S.G. : Je poche des poissons blancs dans un cidre que je chauffe à 45°, ça apporte du fruit et une petite acidité. Je réduis longtemps le jus de pomme, je stoppe sa cuisson avec un peu de beurre, ça donne un caramel au goût de pomme très appuyé. Le liquide est à la base du travail de cuisinier, mais cuire dans l’eau ça n’a aucun intérêt. Nos jus, nos cuissons, sont faites avec son vinaigre, son cidre, son calvados, etc.
Jean, vous avez déjà goûté des plats de Samuel qui utilisaient vos produits ?
S.G. : bien sûr qu’il vient manger (rires).
J.P. : J’ai le souvenir d’une assiette de morilles, avec des framboises et de la burrata, où le cidre de glace remplaçait le classique vin jaune. C’est très impressionnant d’assister à la transformation de ce qu’on fait de ses mains. Il y avait aussi une terrine de foie gras au cidre de glace, absolument magique.
Plat bar de ligne au cidre de glace, salsifis confits
Qu’est-ce que ce contact vous inspire mutuellement ?
S.G. : Des bocaux de foie gras marinés avec différents alcools de Jean, c’est quelque chose que j’aimerais développer et commercialiser.
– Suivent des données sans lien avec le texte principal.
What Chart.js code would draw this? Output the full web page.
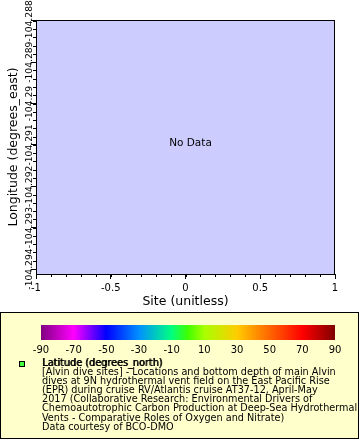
<!DOCTYPE html>
<html>
<head>
<meta charset="utf-8">
<script src="https://cdn.jsdelivr.net/npm/chart.js@4.4.0/dist/chart.umd.min.js"></script>
<style>
    body { margin: 0; width: 360px; height: 440px; overflow: hidden; background: #fff; font-family: "DejaVu Sans", sans-serif; }
    #grafico { position: absolute; left: 0; top: 0; }
    #legenda { position: absolute; left: 0; top: 312px; width: 359px; height: 127px; box-sizing: border-box; border: 1px solid #000; background: #ffffcc; }
    #barra { position: absolute; left: 0; top: 318px; }
    #marcador { position: absolute; left: 19px; top: 361px; width: 6px; height: 6px; box-sizing: border-box; border: 1px solid #000; background: #44ff44; }
    #texto { position: absolute; left: 42px; top: 358px; font-size: 9.7px; line-height: 9.1px; color: #000; white-space: nowrap; }
    #texto .titulo { text-shadow: 0.8px 0 0 #000; }
</style>
</head>
<body>
<canvas id="grafico" width="360" height="313"></canvas>
<div id="legenda"></div>
<canvas id="barra" width="360" height="40"></canvas>
<div id="marcador"></div>
<div id="texto">
    <span class="titulo">Latitude (degrees_north)</span><br>
    [Alvin dive sites] - Locations and bottom depth of main Alvin<br>
    dives at 9N hydrothermal vent field on the East Pacific Rise<br>
    (EPR) during cruise RV/Atlantis cruise AT37-12, April-May<br>
    2017 (Collaborative Research: Environmental Drivers of<br>
    Chemoautotrophic Carbon Production at Deep-Sea Hydrothermal<br>
    Vents - Comparative Roles of Oxygen and Nitrate)<br>
    Data courtesy of BCO-DMO
</div>
<script>
// dados (nenhum ponto no grafico de referencia)
var sites = [];
var longitudes = [];
var latitudes = [];

var xMin = -1, xMax = 1;
var xTicks = [-1, -0.5, 0, 0.5, 1];
var xTickLabels = ['-1', '-0.5', '0', '0.5', '1'];

var yMin = -104.29412, yMax = -104.28798;
var yTicks = [-104.294, -104.293, -104.292, -104.291, -104.29, -104.289, -104.288];
var yTickLabels = ['-104.294', '-104.293', '-104.292', '-104.291', '-104.29', '-104.289', '-104.288'];

var cbTicks = [-90, -70, -50, -30, -10, 10, 30, 50, 70, 90];
var cbCores = ['#800080', '#ff00ff', '#0000ff', '#0090ff', '#00ff80', '#40ff00', '#a8ff00', '#ffcc00', '#ff6600', '#ff0000', '#800000'];
var cbValores = [-90, -70, -50, -30, -10, 0, 10, 30, 50, 70, 90];

var fonte = '"DejaVu Sans", sans-serif';

function minorValores(min, max, passo) {
    var lista = [];
    var k0 = Math.ceil(min / passo - 1e-6);
    var k1 = Math.floor(max / passo + 1e-6);
    for (var k = k0; k <= k1; k++) {
        lista.push(k * passo);
    }
    return lista;
}

var moldura = {
    id: 'moldura',
    beforeDraw: function (chart) {
        var a = chart.chartArea;
        var ctx = chart.ctx;
        ctx.save();
        ctx.fillStyle = '#ccccff';
        ctx.fillRect(a.left, a.top, a.right - a.left, a.bottom - a.top);
        ctx.restore();
    },
    afterDraw: function (chart) {
        var a = chart.chartArea;
        var ctx = chart.ctx;
        ctx.save();
        ctx.strokeStyle = '#000';
        ctx.lineWidth = 1;
        ctx.strokeRect(a.left + 0.5, a.top + 0.5, a.right - a.left - 1, a.bottom - a.top);

        // ticks menores
        ctx.beginPath();
        var xs = minorValores(xMin, xMax, 0.1);
        for (var i = 0; i < xs.length; i++) {
            var px = Math.round(chart.scales.x.getPixelForValue(xs[i])) + 0.5;
            ctx.moveTo(px, a.bottom);
            ctx.lineTo(px, a.bottom + 3);
        }
        var ys = minorValores(yMin, yMax, 0.0002);
        for (var j = 0; j < ys.length; j++) {
            var py = Math.round(chart.scales.y.getPixelForValue(ys[j])) + 0.5;
            ctx.moveTo(a.left, py);
            ctx.lineTo(a.left - 3, py);
        }
        ctx.stroke();

        if (latitudes.length == 0) {
            ctx.fillStyle = '#000';
            ctx.font = '10.5px ' + fonte;
            ctx.textAlign = 'center';
            ctx.textBaseline = 'middle';
            ctx.fillText('No Data', (a.left + a.right) / 2 + 5, (a.top + a.bottom) / 2 - 4);
        }
        ctx.restore();
    }
};

var config = {
    type: 'scatter',
    data: {
        datasets: [{
            label: 'Latitude (degrees_north)',
            data: sites.map(function (s, i) { return { x: s, y: longitudes[i] }; }),
            backgroundColor: '#44ff44'
        }]
    },
    options: {
        responsive: false,
        animation: false,
        layout: { padding: { left: 0, top: 20, right: 25, bottom: 0 } },
        plugins: { legend: { display: false }, tooltip: { enabled: false } },
        scales: {
            x: {
                type: 'linear',
                min: xMin,
                max: xMax,
                afterBuildTicks: function (s) { s.ticks = xTicks.map(function (v) { return { value: v }; }); },
                afterFit: function (s) { s.height = 39; },
                border: { color: '#000' },
                grid: { drawOnChartArea: false, tickLength: 5, tickColor: '#000' },
                ticks: {
                    autoSkip: false, maxRotation: 0, padding: 3, color: '#000',
                    font: { family: fonte, size: 10 },
                    callback: function (v, i) { return xTickLabels[i]; }
                },
                title: {
                    display: true, text: 'Site (unitless)', color: '#000',
                    font: { family: fonte, size: 12.5 },
                    padding: { top: 0, bottom: 3.5 }
                }
            },
            y: {
                type: 'linear',
                min: yMin,
                max: yMax,
                afterBuildTicks: function (s) { s.ticks = yTicks.map(function (v) { return { value: v }; }); },
                afterFit: function (s) { s.width = 36; },
                border: { color: '#000' },
                grid: { drawOnChartArea: false, tickLength: 5, tickColor: '#000' },
                ticks: {
                    autoSkip: false, minRotation: 90, maxRotation: 90, crossAlign: 'center', padding: -19.5,
                    color: '#000', font: { family: fonte, size: 9.2 },
                    callback: function (v, i) { return yTickLabels[i]; }
                },
                title: {
                    display: true, text: 'Longitude (degrees_east)', color: '#000',
                    font: { family: fonte, size: 12.5 },
                    padding: { top: 6.5, bottom: 0 }
                }
            }
        }
    },
    plugins: [moldura]
};

window.grafico = new Chart(document.getElementById('grafico'), config);

// barra de cores
function gradiente(context) {
    var chart = context.chart;
    var a = chart.chartArea;
    if (!a) return '#888';
    var esc = chart.scales.x;
    var g = chart.ctx.createLinearGradient(esc.getPixelForValue(-90), 0, esc.getPixelForValue(90), 0);
    for (var i = 0; i < cbValores.length; i++) {
        g.addColorStop((cbValores[i] + 90) / 180, cbCores[i]);
    }
    return g;
}

var configBarra = {
    type: 'bar',
    data: {
        labels: ['Latitude'],
        datasets: [{
            data: [[cbTicks[0], cbTicks[cbTicks.length - 1]]],
            backgroundColor: gradiente,
            borderWidth: 0,
            barPercentage: 1,
            categoryPercentage: 1
        }]
    },
    options: {
        indexAxis: 'y',
        responsive: false,
        animation: false,
        layout: { padding: { left: 41, top: 7, right: 25, bottom: 0 } },
        plugins: { legend: { display: false }, tooltip: { enabled: false } },
        scales: {
            x: {
                type: 'linear',
                min: -90,
                max: 90,
                afterBuildTicks: function (s) { s.ticks = cbTicks.map(function (v) { return { value: v }; }); },
                afterFit: function (s) { s.height = 18; },
                border: { display: false },
                grid: { display: false, drawTicks: false },
                ticks: {
                    autoSkip: false, maxRotation: 0, padding: 4, color: '#000',
                    font: { family: fonte, size: 10 }
                }
            },
            y: { display: false }
        }
    }
};

window.barra = new Chart(document.getElementById('barra'), configBarra);
</script>
</body>
</html>
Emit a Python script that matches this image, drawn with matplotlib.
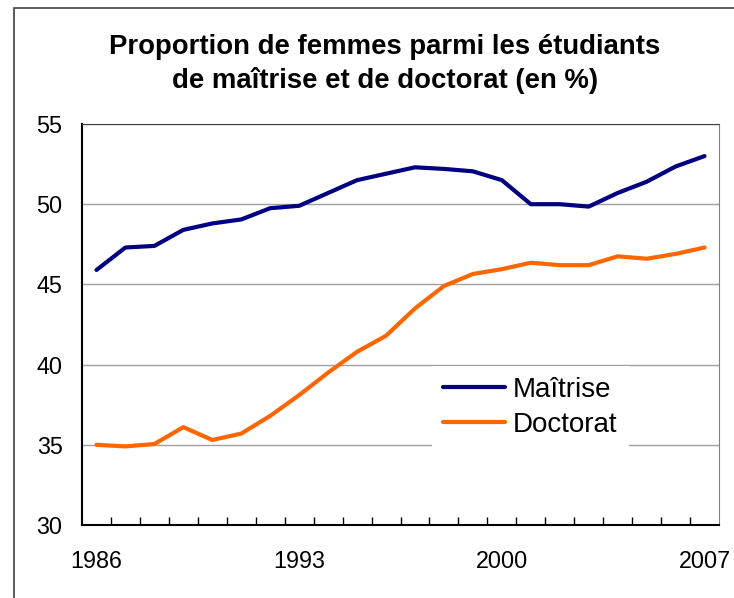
import matplotlib.pyplot as plt
from matplotlib.patches import Rectangle
import numpy as np

plt.rcParams['font.family'] = ['Liberation Sans', 'DejaVu Sans']

annees = list(range(1986, 2008))
maitrise = [45.9, 47.3, 47.4, 48.4, 48.8, 49.05, 49.75, 49.9, 50.7, 51.5, 51.9, 52.3,
            52.2, 52.05, 51.5, 50.0, 50.0, 49.85, 50.7, 51.4, 52.35, 53.0]
doctorat = [35.0, 34.9, 35.05, 36.1, 35.3, 35.7, 36.8, 38.1, 39.5, 40.8, 41.8, 43.5,
            44.9, 45.65, 45.95, 46.35, 46.2, 46.2, 46.75, 46.6, 46.9, 47.3]
annees_affichees = [1986, 1993, 2000, 2007]

fig = plt.figure(figsize=(7.34, 5.98), dpi=100)
ax = fig.add_axes([82/734, 1-525/598, 637/734, 401/598])

# cadre du graphique
fig.patches.append(Rectangle((14/734, -0.1), 1.0, 1-8/598+0.1, transform=fig.transFigure,
                             fill=False, edgecolor='#404040', linewidth=1.2))

ax.plot(annees, maitrise, color='#000080', linewidth=3, label='Maîtrise', solid_capstyle='round')
ax.plot(annees, doctorat, color='#FF6600', linewidth=3, label='Doctorat', solid_capstyle='round')

ax.set_xlim(1985.5, 2007.5)
ax.set_ylim(30, 55)
ax.set_yticks([30, 35, 40, 45, 50, 55])
ax.yaxis.grid(True, color='#a0a0a0', linewidth=1)
ax.set_axisbelow(True)

ax.set_xticks(annees_affichees)
ax.set_xticks(np.arange(1986.5, 2007, 1), minor=True)
ax.tick_params(axis='x', which='major', length=0, pad=18, labelsize=16.8)
ax.tick_params(axis='x', which='minor', direction='in', length=6, width=1, color='black')
ax.tick_params(axis='y', length=0, pad=14, labelsize=16.8)

ax.spines['left'].set_linewidth(1.5)
ax.spines['bottom'].set_linewidth(1.5)
ax.spines['top'].set_color('#404040')
ax.spines['right'].set_color('#808080')

leg = ax.legend(loc='center', bbox_to_anchor=(0.704, 0.294), fontsize=20,
                handlelength=2.2, labelspacing=0.32, handletextpad=0.3,
                frameon=True, fancybox=False, framealpha=1, edgecolor='none')

fig.text(385/734, 1-47/598, 'Proportion de femmes parmi les étudiants',
         ha='center', va='center', fontsize=19.8, fontweight='bold')
fig.text(385/734, 1-80/598, 'de maîtrise et de doctorat (en %)',
         ha='center', va='center', fontsize=19.8, fontweight='bold')

fig.savefig('out.png', dpi=100)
J.P. : Ce rapport que l’on entretient nourrit notre démarche au domaine. On est en recherche constante d’amélioration, de la qualité, des process, d’un environnement plus vertueux. Tout ce qui peut participer à ces améliorations est bienvenu. Sans essayer, on ne saura pas, et vu notre bonne relation avec Samuel, on n’a pas peur d’essayer ensemble. Par exemple, notre gamme de Calvados commence à 6 ans d’âge. Je réfléchis à des Calvados plus jeunes, pour trouver plus de vivacité, qui pourrait inspirer Samuel. On va définir ensemble, avec Samuel, sa typicité. Quand j’ai un produit à mettre au point, je veux des avis éclairés comme le sien.